Deputy Chief Justice of Zimbabwe
- Incumbent
- Assumed office 15 May 2026
- Appointed by: Emmerson Mnangagwa
- Preceded by: Elizabeth Gwaunza

Justice of the Supreme Court of Zimbabwe
- In office 2006 – 15 May 2026
- Appointed by: Robert Mugabe

Judge President of the High Court of Zimbabwe
- In office 2001–2006
- Appointed by: Robert Mugabe

Judge of the High Court of Zimbabwe
- In office 1993–2006
- Appointed by: Robert Mugabe

Personal details
- Alma mater: University of Zimbabwe
- Profession: Judge; lawyer

= Paddington Garwe =

Zimbabwean lawyer and jurist

Paddington Shadreck Garwe is a Zimbabwean jurist who serves as the Deputy Chief Justice of Zimbabwe. He was appointed to the position on 15 May 2026, succeeding Justice Elizabeth Gwaunza. Garwe is also a sitting judge of the Constitutional Court of Zimbabwe and has one of the longest judicial careers in the country's history.

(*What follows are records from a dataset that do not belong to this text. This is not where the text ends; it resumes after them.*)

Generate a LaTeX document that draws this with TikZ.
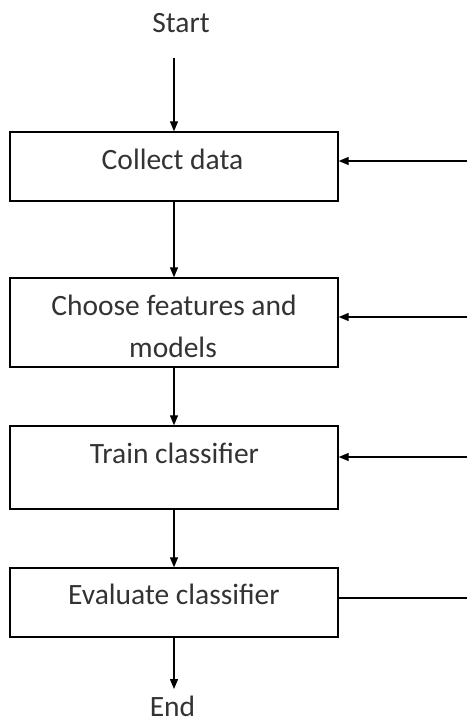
\documentclass[tikz,border=0pt]{standalone}
\usepackage{fontspec}
\setmainfont{Carlito}
\usetikzlibrary{arrows.meta}
\begin{document}
\begin{tikzpicture}[x=1pt,y=-1pt,
  box/.style={draw=black,line width=1.4pt,minimum width=328pt,inner sep=0pt},
  lbl/.style={anchor=base,inner sep=0pt,text=black!80,font=\fontsize{29.5}{43}\selectfont},
  arr/.style={draw=black,line width=1.3pt,-{Triangle[length=10pt,width=8pt]}},
  ln/.style={draw=black,line width=1.3pt}]
\useasboundingbox (0,0) rectangle (467,722);
% boxes
\node[box,minimum height=69pt] (b1) at (174,166.5) {};
\node[box,minimum height=89pt] (b2) at (174,322.5) {};
\node[box,minimum height=83pt] (b3) at (174,467.5) {};
\node[box,minimum height=69pt] (b4) at (174,602.5) {};
% texts
\node[lbl] (tstart) at (181,33) {Start};
\node[lbl] (t1) at (172.5,170) {Collect data};
\node[lbl] (t2a) at (174,315) {Choose features and};
\node[lbl] (t2b) at (173,357) {models};
\node[lbl] (t3) at (174.5,463) {Train classifier};
\node[lbl] (t4) at (174,604) {Evaluate classifier};
\node[lbl] (tend) at (172.5,716) {End};
% coordinates
\coordinate (s0) at (174,58);
\coordinate (e0) at (174,689);
\coordinate (r1) at (467,161);
\coordinate (r2) at (467,317);
\coordinate (r3) at (467,457);
\coordinate (r4) at (467,598);
% vertical arrows
\draw[arr] (s0) -- (b1.north);
\draw[arr] (b1.south) -- (b2.north);
\draw[arr] (b2.south) -- (b3.north);
\draw[arr] (b3.south) -- (b4.north);
\draw[arr] (b4.south) -- (e0);
% feedback arrows
\draw[arr] (r1) -- (r1 -| b1.east);
\draw[arr] (r2) -- (r2 -| b2.east);
\draw[arr] (r3) -- (r3 -| b3.east);
\draw[ln] (r4 -| b4.east) -- (r4);
\end{tikzpicture}
\end{document}
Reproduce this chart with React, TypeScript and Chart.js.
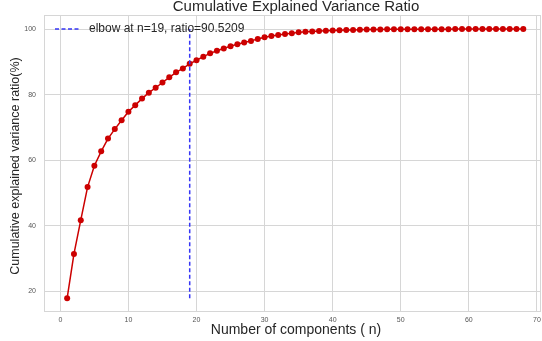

== Early life and education ==

Garwe holds a Bachelor of Laws (LLB) degree from the University of Zimbabwe. He entered the legal profession when the country was still known as Rhodesia, beginning his career as a magisterial assistant in 1978.

== Judicial career ==

Garwe rose rapidly through the ranks of the judiciary. He served as a magistrate and regional magistrate before being appointed Chief Magistrate in 1989. In 1991 he became Permanent Secretary for the Ministry of Justice, Legal and Parliamentary Affairs. In 1993, at the age of 35, he was appointed a judge of the High Court. He later served as Judge President of the High Court from 2001 to 2006. In 2006 he was elevated to the Supreme Court.

In May 2021 he was appointed a judge of the Constitutional Court. On 15 May 2026 he was sworn in as Deputy Chief Justice following the elevation of Justice Elizabeth Gwaunza to Chief Justice. His appointment was widely viewed as a recognition of his extensive experience on both the High Court and appellate benches.

== Notable cases ==

Justice Garwe is known for presiding over the high-profile treason trial of Movement for Democratic Change leader, and later Prime Minister of Zimbabwe, Morgan Tsvangirai and two co-accused in 2004 while serving as a High Court judge. He acquitted the accused in a ruling that was regarded at the time as a significant demonstration of judicial independence amid intense political pressure.

Throughout his career he has adjudicated numerous significant civil, criminal, and commercial cases, particularly during his tenure on the Supreme Court and Constitutional Court.